Sausages: A new frontier.

Sausage. It's a glorious food delivery system. Meat and spices delivered in a thin casing that holds the flavor in while cooking yet can be bitten through without much trouble. It can be a variety of meat, spices from every continent, and even fruit and vegetables. I don't know anyone who makes sausage so this is a path I must blaze alone but I think having the freedom to make anything I can imagine will pay dividends in the future. This post will detail my first experience with sausage making. I will share what I can do better next time, and what I learned as I went along.

(please read more after the break.)

I am using a Kitchenaide Artisan Stand Mixer with the attachable food mill. The attachable food mill can be used to grind meat, and then to stuff sausage. This machine constitutes most of my Christmas presents. According to the internet it is a good starter setup for sausage making. Pros should look elsewhere as this is not a specialty machine for meat grinding or sausage making.

I'm using a Boston Butt. It's the front shoulder of the hog; nice fat marbling and flavorful meat. My 4+ lb piece of meat cost around 10 dollars. The sausage casing was available at the butcher (Frank's Market, GH, MI) for 40 cents a foot.

Prep Work:
Making sausages works about how you think it would. I chunked up the pork into 1 inch chunks and soaked them in red wine. I soaked the casings in water to make sure they were hydrated and then rinsed the inside to get any salt or gross bits out. You can also look for leaks in the casing by moving water through the casing. With the pork chunked I placed it in the canadian freezer to get a little stiffness. I toasted the fennel, gathered the spices, and assembled the mixer.

Sausage Making:
Mistakes were made but I got it to work eventually. in 4 pounds of meat I had to clean the head of the device out twice.

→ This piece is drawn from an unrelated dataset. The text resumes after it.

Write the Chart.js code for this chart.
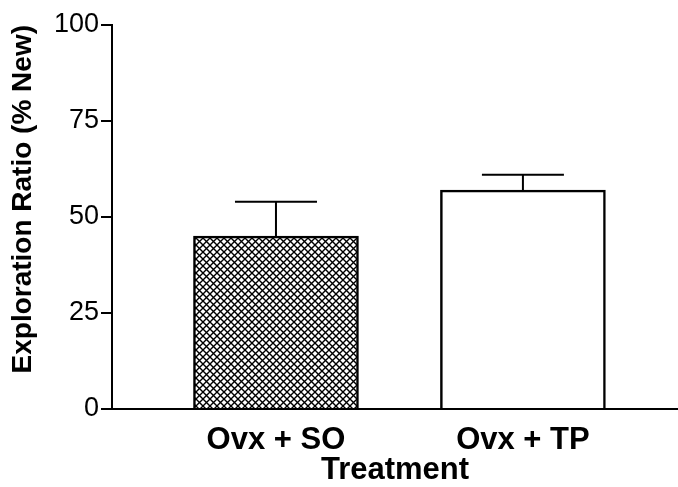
<!DOCTYPE html>
<html>
<head>
<meta charset="utf-8">
<script src="https://cdn.jsdelivr.net/npm/chart.js@4/dist/chart.umd.min.js"></script>
<style>
  html, body { margin: 0; padding: 0; background: #fff; }
  #wrap { width: 678px; height: 487px; }
</style>
</head>
<body>
<div id="wrap"><canvas id="chart"></canvas></div>
<script>
const categories = ['Ovx + SO', 'Ovx + TP']
const means = [45, 57]
const errUp = [9, 4]
const yTicks = [0, 25, 50, 75, 100]

// crosshatch fill for the first bar
const makeHatch = () => {
  const n = 7
  const c = document.createElement('canvas')
  c.width = n
  c.height = n
  const g = c.getContext('2d')
  g.fillStyle = '#fff'
  g.fillRect(0, 0, n, n)
  g.strokeStyle = '#000'
  g.lineWidth = 1.4
  g.beginPath()
  g.moveTo(-1, -1); g.lineTo(n + 1, n + 1)
  g.moveTo(n + 1, -1); g.lineTo(-1, n + 1)
  g.stroke()
  return document.getElementById('chart').getContext('2d').createPattern(c, 'repeat')
}

const errorBars = {
  id: 'errorBars',
  afterDatasetsDraw(chart) {
    const { ctx, scales: { x, y } } = chart
    ctx.save()
    ctx.strokeStyle = '#000'
    ctx.lineWidth = 2
    means.forEach((m, i) => {
      const px = x.getPixelForValue(i + 1)
      const top = y.getPixelForValue(m + errUp[i])
      const base = y.getPixelForValue(m)
      ctx.beginPath()
      ctx.moveTo(px, base)
      ctx.lineTo(px, top)
      ctx.moveTo(px - 41, top)
      ctx.lineTo(px + 41, top)
      ctx.stroke()
    })
    ctx.restore()
  }
}

Chart.defaults.font.family = '"Liberation Sans", Arial, sans-serif'
Chart.defaults.color = '#000'

new Chart(document.getElementById('chart'), {
  type: 'bar',
  data: {
    datasets: [{
      data: means.map((m, i) => ({ x: i + 1, y: m })),
      backgroundColor: [makeHatch(), '#fff'],
      borderColor: '#000',
      borderWidth: 2.5,
      barThickness: 165
    }]
  },
  options: {
    responsive: true,
    maintainAspectRatio: false,
    animation: false,
    layout: { padding: { top: 25, right: 0, left: 0, bottom: 0 } },
    plugins: { legend: { display: false }, tooltip: { enabled: false } },
    scales: {
      x: {
        type: 'linear',
        offset: false,
        min: 0.336,
        max: 2.628,
        afterBuildTicks: (s) => { s.ticks = categories.map((c, i) => ({ value: i + 1 })) },
        afterFit: (s) => { s.height = 78 },
        grid: { display: false, drawTicks: false },
        border: { display: true, color: '#000', width: 2 },
        ticks: {
          padding: 13,
          autoSkip: false,
          maxRotation: 0,
          font: { size: 31, weight: 'bold' },
          callback: (v) => categories[v - 1]
        },
        title: {
          display: true,
          text: 'Treatment',
          font: { size: 31, weight: 'bold' },
          padding: { top: 0, bottom: -2 }
        }
      },
      y: {
        min: 0,
        max: 100,
        afterBuildTicks: (s) => { s.ticks = yTicks.map(v => ({ value: v })) },
        afterFit: (s) => { s.width = 112 },
        grid: { drawOnChartArea: false, drawTicks: true, tickLength: 11, color: '#000', lineWidth: 2 },
        border: { display: true, color: '#000', width: 2 },
        ticks: { padding: 2, font: { size: 27 } },
        title: {
          display: true,
          text: 'Exploration Ratio (% New)',
          align: 'end',
          font: { size: 28, weight: 'bold' },
          padding: { top: 6, bottom: 0 }
        }
      }
    }
  },
  plugins: [errorBars]
});
</script>
</body>
</html>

I think the meat could have been stiffer and improved things. 1 inch chunks should have been half in chunks to improve the way they fed. The grinder worked admirably. It sounded like the mixer was having a rough go at times but I think I learned lessons to help it work in the future. 1.) Stiffer meat might have ground easier. Meat has this connective tissue it's whitish-gray and it's very fiberous. When you make pulled pork this is what gelatinizes leaving flavorful tender meat. Sausage starts uncooked and thus still has firm connective tissue, this gummed up the works at times. 2.) 1 inch chunks should have been 3/4 or 1/2 inch chunks. It took a while but the grind was fine.

Sausage Stuffing:
Stuffing the sausages was pretty easy. Could have been a 2 man job but I got it done. Threading the casing onto the tube was easy enough. I learned not to tie the end because you may need to fart the sausage. Don't over fill it because popping it is a pain and a half. I was left with some good looking sausage when I was done.

The Recipe:
I roughly used this Emeril recipe. I say roughly because I didn't measure things as closely as I could have and I used a little extra fennel because I like a pronounced fennel flavor in my mild Italian sausage.

The Results:
Italian Sausage and pasta pair well with my Rosemary Saison. The spices are quite complementary and the resulting Italian flavors are sublime. The sausage has a good texture and the flavors are consistent with commercial examples. I am sold on home sausage making.

Home made sausage may not be worth the capital investment and effort for some, but for serious chefs you can't overlook the potential and tradition of the sausage.